AT LAST, SIR TERRY, WE MUST WALK TOGETHER.

Terry took Death’s arm and followed him through the doors and on to the black desert under the endless night.

The End.

That was Terry Prachet’s final message, delivered in a series of tweets.

Elon Musk’s response to the night sky is the desire to create slave colonies on Mars, where people can pay off their debts and where a bunch of people will probably die. Jeff Bezos plans to create sacrifice zones where he can launch Earth’s waste at will, and charge us for the pleasure. We can easily imagine that these are the opening scenarios for dystopian sci-fi novels that describe the end of humanity. I suppose I am grateful that all Richard Branson wants to do is Disney-fy space, so he can rent lunar hotel rooms to billionaire clients. He speaks about giving people access to space in the same way neoliberal politicians speak about giving people access to healthcare.

The aspirations of these mediocre men are not only dangerous to the rest of us, but profoundly banal. I suspect those two characteristics have a lot to do with one another as empathy requires a certain amount of imagination. As tainted with nationalism that the 20th century space race was, there was a sense that humanity had achieved something. In stark contrast, Musk, Bezos, and Branson only advance their own names and brands. What’s worse however, is the role the nation states have played in constructing the billionaire class to the detriment of their own citizens. Humanity hasn’t achieved anything here, and what these people did manage to carry out (with the help of huge government subsidies, despite this performance of rugged individualism) pales in comparison to what NASA and the Soviet Union were able to achieve 60 years ago, with a fraction of the computational power and knowledge.

As the media broadcasts these billionaire launches on all channels, while simultaneously singing their praises, I had to interrogate why I found those images so viscerally distasteful. I experienced just how I position the profane in relation to the sacred. Space—the night sky—exists as a sacred place to me. It is both external and internal to me.
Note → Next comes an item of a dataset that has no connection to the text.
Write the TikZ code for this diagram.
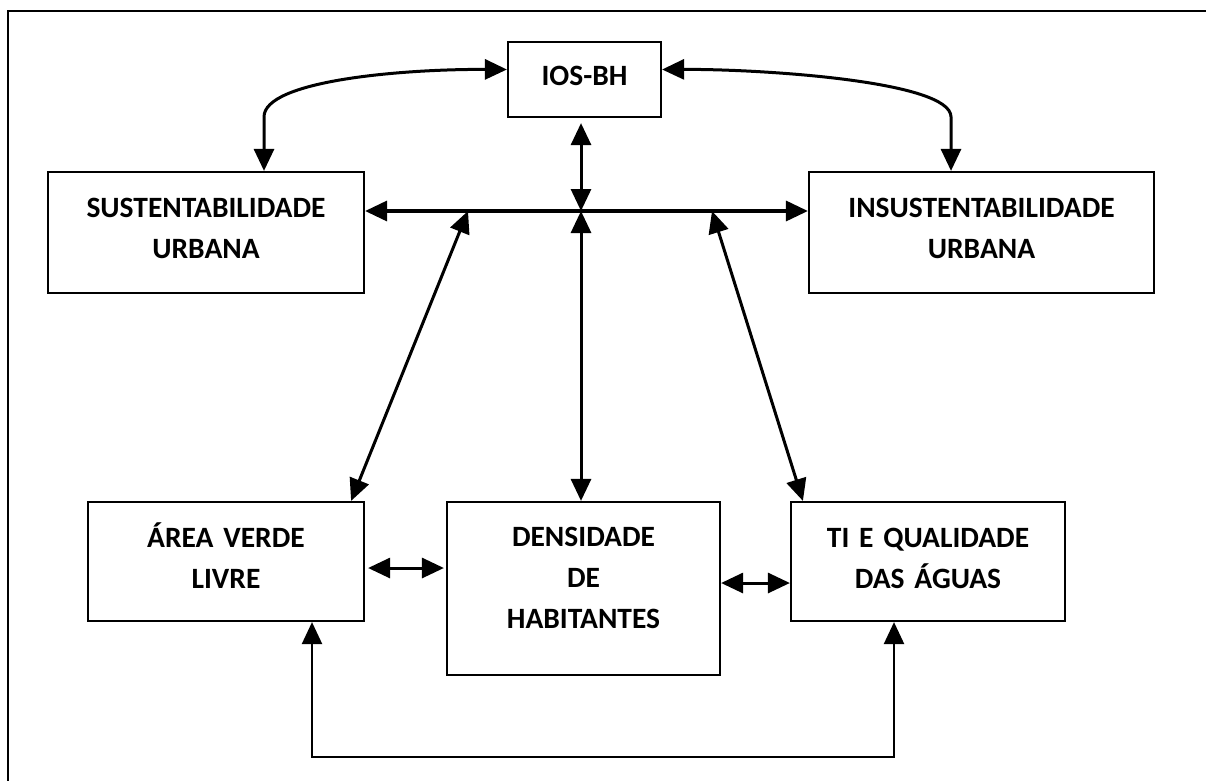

I ascribe space a certain significance with regard to death. It’s as if I’ve buried loved ones there. I can’t touch these stars but can they now? And somehow I understand that everyone is always ever together, because I don’t feel the distance that their deaths would imply. They are in me, and we are all ever in space. I am not the only person to experience the night sky in this way. We’ve all looked up and felt that sense of awe.

We are capable of imagining better futures

Here are some small drawings I made by pushing graphite powder around in search of an image. I’m trying to capture something of what I admire in sci-fi in general, but of the works of Frank Herbert, Ridley Scott, Ursula Le Guin, and Ben Marcus specifically. I masked off their edges, and distressed areas of the page. I did this to give the impression that they might be photographs or daguerrotypes brought back from distant, unreachable, times and places–an activity that is perhaps indistinguishable from excavating images out of the imagination.